The filmmakers end up making this work largely by refusing to treat this with any amount of fuss whatsoever. It helps matters immensely that this is so damn short: only about 84 minutes before the credits start to roll. That's about the perfect amount of time to spend with a movie so intently focused on watching problems getting solved without insisting on placing forward narrative momentum on those problems; the less charitable way of putting it would be to say, that's the perfect running time for a movie to be boring without getting boring-boring. And certainly, Greyhound is a film that leaves itself wide open to the charge of being boring. It is a film for and viewers for whom the idea of WWII convoy logistics is in and of itself fascinating, for whom a multi-part opening title card situating us into the exact historical context and location within the North Atlantic where these events will unfold is captivating stuff, rather than feeling vaguely like a sidebar in a history textbook.

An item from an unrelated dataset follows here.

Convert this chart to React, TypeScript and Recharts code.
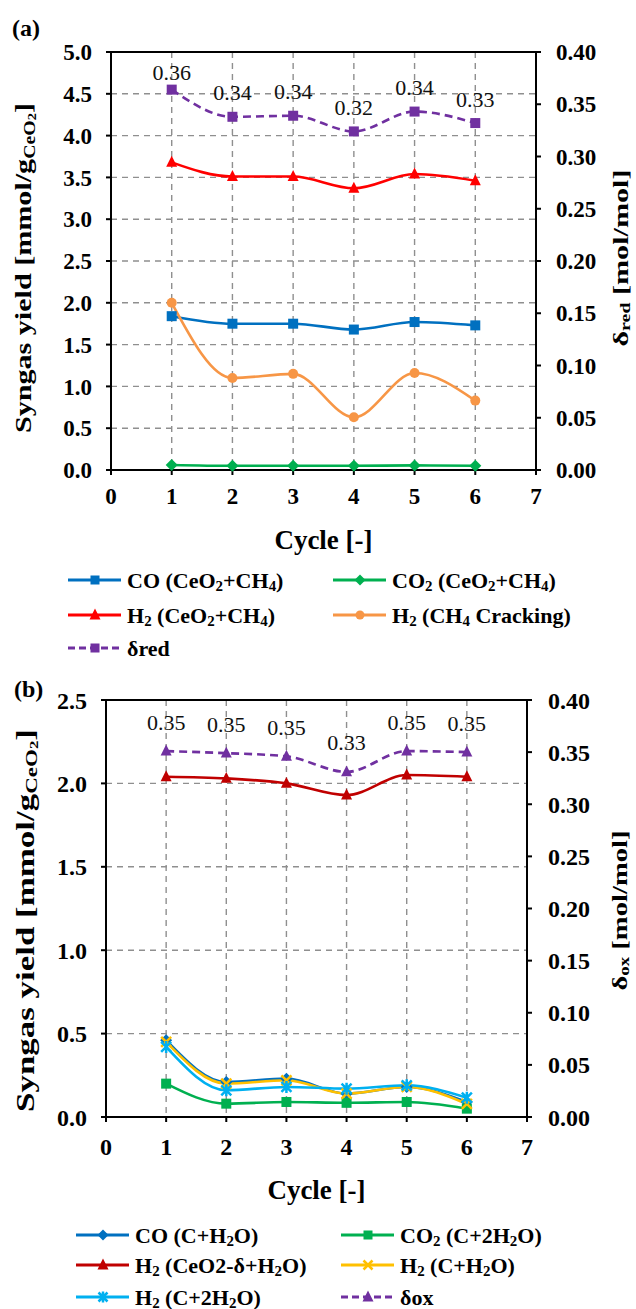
import { LineChart, Line, XAxis, YAxis, CartesianGrid, ReferenceLine, LabelList } from "recharts";

const SERIF = '"Liberation Serif", "Times New Roman", serif';

const cycles = [1, 2, 3, 4, 5, 6];
const cycleTicks = [0, 1, 2, 3, 4, 5, 6, 7];
const deltaTicks = [0, 0.05, 0.1, 0.15, 0.2, 0.25, 0.3, 0.35, 0.4];

// (a) CH4 reduction step, yields in mmol/g CeO2
const yieldTicksA = [0, 0.5, 1, 1.5, 2, 2.5, 3, 3.5, 4, 4.5, 5];
const coRed = [1.84, 1.75, 1.75, 1.68, 1.77, 1.73];
const co2Red = [0.06, 0.05, 0.05, 0.05, 0.055, 0.05];
const h2Red = [3.68, 3.51, 3.51, 3.37, 3.54, 3.46];
const h2Cracking = [2.0, 1.1, 1.15, 0.63, 1.16, 0.83];
const deltaRed = [0.364, 0.338, 0.339, 0.324, 0.343, 0.332];

// (b) H2O oxidation step
const yieldTicksB = [0, 0.5, 1, 1.5, 2, 2.5];
const coOx = [0.46, 0.21, 0.23, 0.14, 0.18, 0.09];
const co2Ox = [0.2, 0.08, 0.09, 0.085, 0.09, 0.05];
const h2Ceria = [2.04, 2.03, 2.0, 1.93, 2.05, 2.04];
const h2Carbon = [0.45, 0.2, 0.22, 0.14, 0.18, 0.078];
const h2Carbon2 = [0.42, 0.16, 0.18, 0.17, 0.19, 0.116];
const deltaOx = [0.351, 0.349, 0.346, 0.331, 0.351, 0.35];

type Shape = "square" | "diamond" | "triangle" | "circle" | "cross" | "star";

type Series = {
  key: string;
  name: string;
  color: string;
  shape: Shape;
  axis: "left" | "right";
  dashed?: boolean;
};

const seriesA: Series[] = [
  { key: "co", name: "CO (CeO_2+CH_4)", color: "#0070C0", shape: "square", axis: "left" },
  { key: "co2", name: "CO_2 (CeO_2+CH_4)", color: "#00B050", shape: "diamond", axis: "left" },
  { key: "h2", name: "H_2 (CeO_2+CH_4)", color: "#FF0000", shape: "triangle", axis: "left" },
  { key: "h2Crack", name: "H_2 (CH_4 Cracking)", color: "#F79646", shape: "circle", axis: "left" },
  { key: "delta", name: "δred", color: "#7030A0", shape: "square", axis: "right", dashed: true },
];

const seriesB: Series[] = [
  { key: "co", name: "CO (C+H_2O)", color: "#0070C0", shape: "diamond", axis: "left" },
  { key: "co2", name: "CO_2 (C+2H_2O)", color: "#00B050", shape: "square", axis: "left" },
  { key: "h2Ceria", name: "H_2 (CeO2-δ+H_2O)", color: "#C00000", shape: "triangle", axis: "left" },
  { key: "h2C", name: "H_2 (C+H_2O)", color: "#FFC000", shape: "cross", axis: "left" },
  { key: "h2C2", name: "H_2 (C+2H_2O)", color: "#00B0F0", shape: "star", axis: "left" },
  { key: "delta", name: "δox", color: "#7030A0", shape: "triangle", axis: "right", dashed: true },
];

const rowsA = cycles.map((cycle, i) => ({
  cycle,
  co: coRed[i],
  co2: co2Red[i],
  h2: h2Red[i],
  h2Crack: h2Cracking[i],
  delta: deltaRed[i],
}));

const rowsB = cycles.map((cycle, i) => ({
  cycle,
  co: coOx[i],
  co2: co2Ox[i],
  h2Ceria: h2Ceria[i],
  h2C: h2Carbon[i],
  h2C2: h2Carbon2[i],
  delta: deltaOx[i],
}));

function Marker({ shape, x, y, color, size = 10 }: { shape: Shape; x: number; y: number; color: string; size?: number }) {
  const r = size / 2;
  switch (shape) {
    case "square":
      return <rect x={x - r} y={y - r} width={size} height={size} fill={color} />;
    case "diamond":
      return <polygon points={`${x},${y - r - 1} ${x + r + 1},${y} ${x},${y + r + 1} ${x - r - 1},${y}`} fill={color} />;
    case "triangle":
      return <polygon points={`${x},${y - r - 1} ${x + r},${y + r * 0.8} ${x - r},${y + r * 0.8}`} fill={color} />;
    case "circle":
      return <circle cx={x} cy={y} r={r} fill={color} />;
    case "cross":
      return (
        <path
          d={`M${x - r},${y - r}L${x + r},${y + r}M${x + r},${y - r}L${x - r},${y + r}`}
          stroke={color}
          strokeWidth={2.5}
        />
      );
    case "star":
      return (
        <path
          d={`M${x - r},${y - r}L${x + r},${y + r}M${x + r},${y - r}L${x - r},${y + r}M${x},${y - r - 1}L${x},${y + r + 1}`}
          stroke={color}
          strokeWidth={2.5}
        />
      );
  }
  return null;
}

// "_2" or "_{red}" become subscripts
function richText(label: string, size: number) {
  const parts = label.split(/(_\{[^}]*\}|_\w)/).filter(Boolean);
  const shift = size * 0.25;
  let lowered = false;
  return parts.map((p, i) => {
    if (p.startsWith("_")) {
      const txt = p.startsWith("_{") ? p.slice(2, -1) : p.slice(1);
      const el = (
        <tspan key={i} fontSize={size * 0.68} dy={lowered ? 0 : shift}>
          {txt}
        </tspan>
      );
      lowered = true;
      return el;
    }
    const el = (
      <tspan key={i} dy={lowered ? -shift : 0}>
        {p}
      </tspan>
    );
    lowered = false;
    return el;
  });
}

const axisStroke = { stroke: "#000", strokeWidth: 2 };

type PanelProps = {
  rows: Record<string, number>[];
  series: Series[];
  yMax: number;
  yTicks: number[];
  height: number;
  marginTop: number;
  leftWidth: number;
  rightWidth: number;
  xAxisHeight: number;
  xTickMargin: number;
  rightTickMargin: number;
  tickSize: number;
  yTitleX: number;
  yTitleDy: number;
  yTitleLength: number;
  titleSize: number;
  deltaSub: string;
  dTitleX: number;
  dTitleDy: number;
  dTitleLength: number;
  cycleDy: number;
  labelLift: number;
};

function Panel(p: PanelProps) {
  const tickFont = { fill: "#000", fontSize: p.tickSize, fontWeight: 700, fontFamily: SERIF };
  const plotTop = p.marginTop;

  const yieldTitle = ({ viewBox }: any) => {
    const cx = viewBox.x + p.yTitleX;
    const cy = viewBox.y + viewBox.height / 2 + p.yTitleDy;
    const s = p.titleSize;
    return (
      <text
        x={cx}
        y={cy}
        transform={`rotate(-90 ${cx} ${cy})`}
        textAnchor="middle"
        dominantBaseline="central"
        fontFamily={SERIF}
        fontWeight={700}
        fontSize={s}
        fill="#000"
        textLength={p.yTitleLength}
        lengthAdjust="spacingAndGlyphs"
      >
        Syngas yield [mmol/g
        <tspan fontSize={s * 0.66} dy={s * 0.25}>
          CeO
        </tspan>
        <tspan fontSize={s * 0.48} dy={s * 0.12}>
          2
        </tspan>
        <tspan dy={-s * 0.37}>]</tspan>
      </text>
    );
  };

  // right-hand title sits against the page edge
  const deltaTitle = ({ viewBox }: any) => {
    const cx = viewBox.x + p.dTitleX;
    const cy = viewBox.y + viewBox.height / 2 + p.dTitleDy;
    const s = 22;
    return (
      <text
        x={cx}
        y={cy}
        transform={`rotate(-90 ${cx} ${cy})`}
        textAnchor="middle"
        dominantBaseline="central"
        fontFamily={SERIF}
        fontWeight={700}
        fontSize={s}
        fill="#000"
        textLength={p.dTitleLength}
        lengthAdjust="spacingAndGlyphs"
      >
        δ
        <tspan fontSize={s * 0.66} dy={s * 0.22}>
          {p.deltaSub}
        </tspan>
        <tspan dy={-s * 0.22}> [mol/mol]</tspan>
      </text>
    );
  };

  const cycleTitle = ({ viewBox }: any) => (
    <text
      x={viewBox.x + viewBox.width / 2}
      y={viewBox.y + p.cycleDy}
      textAnchor="middle"
      dominantBaseline="central"
      fontFamily={SERIF}
      fontWeight={700}
      fontSize={27}
      fill="#000"
    >
      Cycle [-]
    </text>
  );

  const deltaLabel = (props: any) => {
    const { x, y, value, index } = props;
    if (x == null || y == null) return null;
    const ly = Math.max(y - p.labelLift, plotTop + 20);
    return (
      <text
        key={`dl-${index}`}
        x={x}
        y={ly}
        textAnchor="middle"
        dominantBaseline="central"
        fontFamily={SERIF}
        fontSize={22}
        fill="#111"
      >
        {Number(value).toFixed(2)}
      </text>
    );
  };

  return (
    <LineChart
      width={636}
      height={p.height}
      data={p.rows}
      margin={{ top: p.marginTop, right: 0, bottom: 0, left: 0 }}
    >
      <CartesianGrid yAxisId="left" stroke="#8f8f8f" strokeWidth={1.4} strokeDasharray="6 5" />
      <XAxis
        dataKey="cycle"
        type="number"
        domain={[0, 7]}
        ticks={cycleTicks}
        interval={0}
        height={p.xAxisHeight}
        axisLine={axisStroke}
        tickLine={axisStroke}
        tickSize={5}
        tickMargin={p.xTickMargin}
        tick={tickFont}
        label={cycleTitle}
      />
      <YAxis
        yAxisId="left"
        domain={[0, p.yMax]}
        ticks={p.yTicks}
        interval={0}
        width={p.leftWidth}
        axisLine={axisStroke}
        tickLine={axisStroke}
        tickSize={5}
        tickMargin={14}
        tick={tickFont}
        tickFormatter={(v: number) => v.toFixed(1)}
        label={yieldTitle}
      />
      <YAxis
        yAxisId="right"
        orientation="right"
        domain={[0, 0.4]}
        ticks={deltaTicks}
        interval={0}
        width={p.rightWidth}
        axisLine={axisStroke}
        tickLine={axisStroke}
        tickSize={5}
        tickMargin={p.rightTickMargin}
        tick={tickFont}
        tickFormatter={(v: number) => v.toFixed(2)}
        label={deltaTitle}
      />
      <ReferenceLine yAxisId="left" y={p.yMax} stroke="#000" strokeWidth={2} />
      {p.series.map((s) => (
        <Line
          key={s.key}
          yAxisId={s.axis}
          dataKey={s.key}
          type="monotone"
          stroke={s.color}
          strokeWidth={2.6}
          strokeDasharray={s.dashed ? "8 5" : undefined}
          isAnimationActive={false}
          activeDot={false}
          dot={(d: any) => (
            <Marker key={`${s.key}-${d.index}`} shape={s.shape} x={d.cx} y={d.cy} color={s.color} size={s.shape === "triangle" ? 11 : 10} />
          )}
        >
          {s.key === "delta" && <LabelList dataKey="delta" content={deltaLabel} />}
        </Line>
      ))}
    </LineChart>
  );
}

function LegendBox({ series, cols, rows, textSize }: { series: Series[]; cols: number[]; rows: number[]; textSize: number }) {
  return (
    <svg width={636} height={100} style={{ display: "block" }}>
      {series.map((s, i) => {
        const x = cols[i % 2];
        const y = rows[Math.floor(i / 2)];
        return (
          <g key={s.key}>
            <line
              x1={x}
              x2={x + 53}
              y1={y}
              y2={y}
              stroke={s.color}
              strokeWidth={3}
              strokeDasharray={s.dashed ? "7 4" : undefined}
            />
            <Marker shape={s.shape} x={x + 27} y={y} color={s.color} size={s.shape === "triangle" ? 11 : 9} />
            <text
              x={x + 59}
              y={y}
              dominantBaseline="central"
              fontFamily={SERIF}
              fontWeight={700}
              fontSize={textSize}
              fill="#000"
            >
              {richText(s.name, textSize)}
            </text>
          </g>
        );
      })}
    </svg>
  );
}

const panelTag = { position: "absolute" as const, fontFamily: SERIF, fontWeight: 700, fontSize: 24, color: "#000" };

export default function App() {
  return (
    <div style={{ position: "absolute", left: 0, top: 0, width: 636, height: 1309, background: "#fff", overflow: "hidden" }}>
      <div style={{ position: "absolute", left: 0, top: 0 }}>
        <Panel
          rows={rowsA}
          series={seriesA}
          yMax={5}
          yTicks={yieldTicksA}
          height={560}
          marginTop={52}
          leftWidth={111}
          rightWidth={100}
          xAxisHeight={90}
          xTickMargin={13}
          rightTickMargin={15}
          tickSize={23}
          yTitleX={23}
          yTitleDy={7}
          yTitleLength={330}
          titleSize={24}
          deltaSub="red"
          dTitleX={84}
          dTitleDy={-3}
          dTitleLength={177}
          cycleDy={70}
          labelLift={24}
        />
      </div>
      <div style={{ position: "absolute", left: 0, top: 562 }}>
        <LegendBox series={seriesA} cols={[68, 333]} rows={[18, 53, 86]} textSize={22} />
      </div>
      <div style={{ position: "absolute", left: 0, top: 650 }}>
        <Panel
          rows={rowsB}
          series={seriesB}
          yMax={2.5}
          yTicks={yieldTicksB}
          height={567}
          marginTop={50}
          leftWidth={106}
          rightWidth={109}
          xAxisHeight={100}
          xTickMargin={16}
          rightTickMargin={16}
          tickSize={24}
          yTitleX={25}
          yTitleDy={12}
          yTitleLength={383}
          titleSize={25}
          deltaSub="ox"
          dTitleX={92}
          dTitleDy={2}
          dTitleLength={160}
          cycleDy={73}
          labelLift={29}
        />
      </div>
      <div style={{ position: "absolute", left: 0, top: 1215 }}>
        <LegendBox series={seriesB} cols={[76, 341]} rows={[20, 50, 82]} textSize={22} />
      </div>
      <div style={{ ...panelTag, left: 12, top: 15 }}>(a)</div>
      <div style={{ ...panelTag, left: 14, top: 676 }}>(b)</div>
    </div>
  );
}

It is probably clear by this point, I am not such a viewer. Was I bored by Greyhound? Reader, I was not the-opposite-of-bored. Still, there's a distinctive kind of appeal to watching something with such a profound lack of pretension to being anything other than itself, and Hanks has the kind of inherently authoritative screen presence to anchor this material, even if he's doing very little. He's a trustworthy figure, and the film is basically all about watching a trustworthy figure labor over making the right decision to ensure the success of the operation he's in the middle of. Not much more too it beyond that, and absolutely no claims to there being more to it: it is a simple, solid, unfussy bit of nuts-and-bolts moviemaking, and while there's nothing vaguely inspiring about it, there aren't really any flaws, either.